# Out



## Kekai (Jan 12, 2005)

Im outta here for eva. Good luck kidc wit this stuff. Aight payce. If you think you eva goin see me again, you wrong. peace.


----------



## LuckyAC (Aug 12, 2004)

Kekai23 said:


> Im outta here for eva. Good luck kidc wit this stuff. Aight payce. If you think you eva goin see me again, you wrong. peace.


OK, somewhat cryptic, but sorry to see you go.


----------



## Gonzo (Oct 14, 2004)

Dude, get over the fact that you can't be moderator, no need to leave the site.


----------



## KokoTheMonkey (Aug 4, 2003)

I thought this thread was about Ginobili and Duncan for tonight.


----------



## X-Factor (Aug 24, 2004)

Ok later Kekai. Too bad you had to leave. Why you had to go, I don't know, but salutations.
As my last request can you donate all your points to me??? Thanks.


----------



## LuckyAC (Aug 12, 2004)

Minnesota Magician said:


> Ok later Kekai. Too bad you had to leave. Why you had to go, I don't know, but salutations.
> As my last request can you donate all your points to me??? Thanks.

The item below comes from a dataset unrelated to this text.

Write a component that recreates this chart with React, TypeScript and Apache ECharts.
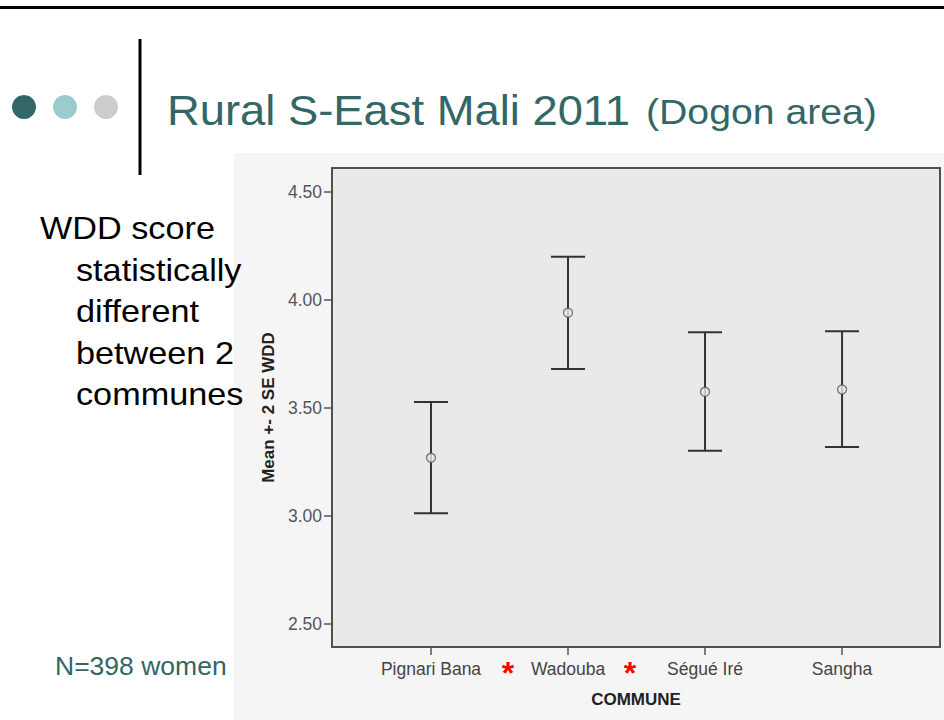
import React, { useEffect, useRef } from "react";
import * as echarts from "echarts";

const categories = ["Pignari Bana", "Wadouba", "Ségué Iré", "Sangha"];
const means = [3.269, 3.94, 3.574, 3.585];
const lowerBounds = [3.013, 3.679, 3.301, 3.319];
const upperBounds = [3.527, 4.199, 3.849, 3.854];
const yTicks = [2.5, 3.0, 3.5, 4.0, 4.5];
const bulletLines = ["WDD score", "statistically", "different", "between 2", "communes"];
const titleMain = "Rural S-East Mali 2011";
const titleSub = "(Dogon area)";
const sampleNote = "N=398 women";
const yAxisName = "Mean +- 2 SE WDD";
const xAxisName = "COMMUNE";

const TEAL = "#336666";
const SLIDE_FONT = "'Liberation Sans', Arial, Helvetica, sans-serif";

export default function App() {
  const ref = useRef<HTMLDivElement>(null);

  useEffect(() => {
    if (!ref.current) return;
    const chart = echarts.init(ref.current, null, { renderer: "svg" });

    const errData = categories.map((_, i) => [i, lowerBounds[i], upperBounds[i]]);
    const meanData = categories.map((_, i) => [i, means[i]]);

    const graphics: any[] = [
      { type: "rect", z: -100, shape: { x: 234, y: 153, width: 710, height: 567 }, style: { fill: "#f5f5f5" } },
      { type: "rect", shape: { x: 0, y: 6, width: 944, height: 3 }, style: { fill: "#000" } },
      { type: "circle", shape: { cx: 24, cy: 107, r: 12 }, style: { fill: "#336666" } },
      { type: "circle", shape: { cx: 65, cy: 107, r: 12 }, style: { fill: "#99cccc" } },
      { type: "circle", shape: { cx: 106, cy: 107, r: 12 }, style: { fill: "#cccccc" } },
      { type: "rect", shape: { x: 138.5, y: 39, width: 3, height: 136 }, style: { fill: "#000" } },
      {
        type: "text", x: 167, y: 110, scaleX: 1.08,
        style: { text: titleMain, fill: TEAL, font: `42px ${SLIDE_FONT}`, align: "left", verticalAlign: "middle" },
      },
      {
        type: "text", x: 646, y: 112, scaleX: 1.12,
        style: { text: titleSub, fill: TEAL, font: `35px ${SLIDE_FONT}`, align: "left", verticalAlign: "middle" },
      },
      {
        type: "text", x: 55, y: 666,
        style: { text: sampleNote, fill: TEAL, font: `26.5px ${SLIDE_FONT}`, align: "left", verticalAlign: "middle" },
      },
      {
        type: "text", x: 508, y: 673,
        style: { text: "*", fill: "#ff0000", font: `bold 32px ${SLIDE_FONT}`, align: "center", verticalAlign: "middle" },
      },
      {
        type: "text", x: 630, y: 673,
        style: { text: "*", fill: "#ff0000", font: `bold 32px ${SLIDE_FONT}`, align: "center", verticalAlign: "middle" },
      },
    ];
    bulletLines.forEach((line, i) => {
      graphics.push({
        type: "text", x: i === 0 ? 40 : 76, y: 228 + i * 41.5, scaleX: 1.07,
        style: { text: line, fill: "#000", font: `32px ${SLIDE_FONT}`, align: "left", verticalAlign: "middle" },
      });
    });

    chart.setOption({
      animation: false,
      backgroundColor: "#ffffff",
      grid: {
        left: 332, top: 168, width: 608, height: 479,
        show: true, backgroundColor: "#e9e9e9", borderColor: "#505050", borderWidth: 2,
      },
      xAxis: {
        type: "value",
        min: -0.7226,
        max: 3.715,
        axisLine: { show: false, onZero: false },
        splitLine: { show: false },
        axisTick: { show: true, customValues: [0, 1, 2, 3], length: 8, lineStyle: { color: "#555", width: 1.5 } },
        axisLabel: {
          customValues: [0, 1, 2, 3],
          formatter: (v: number) => categories[Math.round(v)] ?? "",
          color: "#444", fontSize: 17.5, margin: 13, fontFamily: SLIDE_FONT,
        },
        name: xAxisName,
        nameLocation: "middle",
        nameGap: 44,
        nameTextStyle: { color: "#222", fontWeight: "bold", fontSize: 17, fontFamily: SLIDE_FONT },
      },
      yAxis: {
        type: "value",
        min: 2.394,
        max: 4.609,
        axisLine: { show: false, onZero: false },
        splitLine: { show: false },
        axisTick: { show: true, customValues: yTicks, length: 8, lineStyle: { color: "#555", width: 1.5 } },
        axisLabel: {
          customValues: yTicks,
          formatter: (v: number) => v.toFixed(2),
          color: "#555", fontSize: 17.5, margin: 10, fontFamily: SLIDE_FONT,
        },
        name: yAxisName,
        nameLocation: "middle",
        nameRotate: 90,
        nameGap: 49,
        nameTextStyle: { color: "#222", fontWeight: "bold", fontSize: 17, fontFamily: SLIDE_FONT },
      },
      series: [
        {
          type: "custom",
          data: errData,
          encode: { x: 0, y: [1, 2] },
          renderItem: (params: any, api: any) => {
            const x = api.value(0);
            const lo = api.coord([x, api.value(1)]);
            const hi = api.coord([x, api.value(2)]);
            const hw = 17;
            const style = { stroke: "#333", lineWidth: 2 };
            return {
              type: "group",
              children: [
                { type: "line", shape: { x1: lo[0], y1: lo[1], x2: hi[0], y2: hi[1] }, style },
                { type: "line", shape: { x1: lo[0] - hw, y1: lo[1], x2: lo[0] + hw, y2: lo[1] }, style },
                { type: "line", shape: { x1: hi[0] - hw, y1: hi[1], x2: hi[0] + hw, y2: hi[1] }, style },
              ],
            };
          },
        },
        {
          type: "scatter",
          data: meanData,
          symbol: "circle",
          symbolSize: 9,
          z: 5,
          itemStyle: { color: "#e9e9e9", borderColor: "#555", borderWidth: 1.3 },
        },
      ],
      graphic: graphics,
    });

    return () => chart.dispose();
  }, []);

  return (
    <div
      ref={ref}
      style={{ position: "absolute", left: 0, top: 0, width: 944, height: 720 }}
    />
  );
}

I think it would be more appropriate for him to give his points to the person who cared enough to respond first to his farewell post - whoever that may happen to be.


----------



## KokoTheMonkey (Aug 4, 2003)

LuckyAC said:


> I think it would be more appropriate for him to give his points to the person who cared enough to respond first to his farewell post - whoever that may happen to be.


 You're going to need them after the Spurs get massacred tonight.


----------



## Ezmo (May 11, 2003)

umm...somethings fishy here. Teezy?


----------



## Tyrellaphonte (Feb 21, 2004)

i uno whats goin on man... he aint even said anythin to me bout it..... 

Kekai wat happened boi?


----------



## Tyrellaphonte (Feb 21, 2004)

i think it has to do with Theo! but im not sho


----------



## ChristopherJ (Aug 10, 2004)

**** man. What happened?


----------



## Tyrellaphonte (Feb 21, 2004)

beats the hell out of me... Im just as confused as all yall


----------



## Tersk (Apr 9, 2004)

Southern Baller Teezy said:


> i think it has to do with Theo! but im not sho



Sorry, that's absurd. Yes, Kekai and I have had our differences but we handled them maturely through PM's. Also Kekai, check your PM's

With all due respect SBT, please, think before you accuse me

But that said, if it is somehow my problem I am sorry (just check PM)


----------



## DaUnbreakableKinG (Jun 28, 2003)

Peace out man.

At least tell us whats wrong.


----------



## Tyrellaphonte (Feb 21, 2004)

Theo! said:


> Sorry, that's absurd. Yes, Kekai and I have had our differences but we handled them maturely through PM's. Also Kekai, check your PM's
> 
> With all due respect SBT, please, think before you accuse me
> 
> But that said, if it is somehow my problem I am sorry (just check PM)


stop overreacting


----------



## ChristopherJ (Aug 10, 2004)

What did Kekai do to be disallowed from becoming a mod?


----------



## Tyrellaphonte (Feb 21, 2004)

we dno


----------



## Gonzo (Oct 14, 2004)

KidCanada said:


> What did Kekai do to be disallowed from becoming a mod?


He told Truebluefan that he was 18, I think.


----------



## G-Force (Jan 4, 2005)

It's time to close this thread. PM Kekai if you'd like, but its best that we do not speculate about his situation out in the open.

G-Force


----------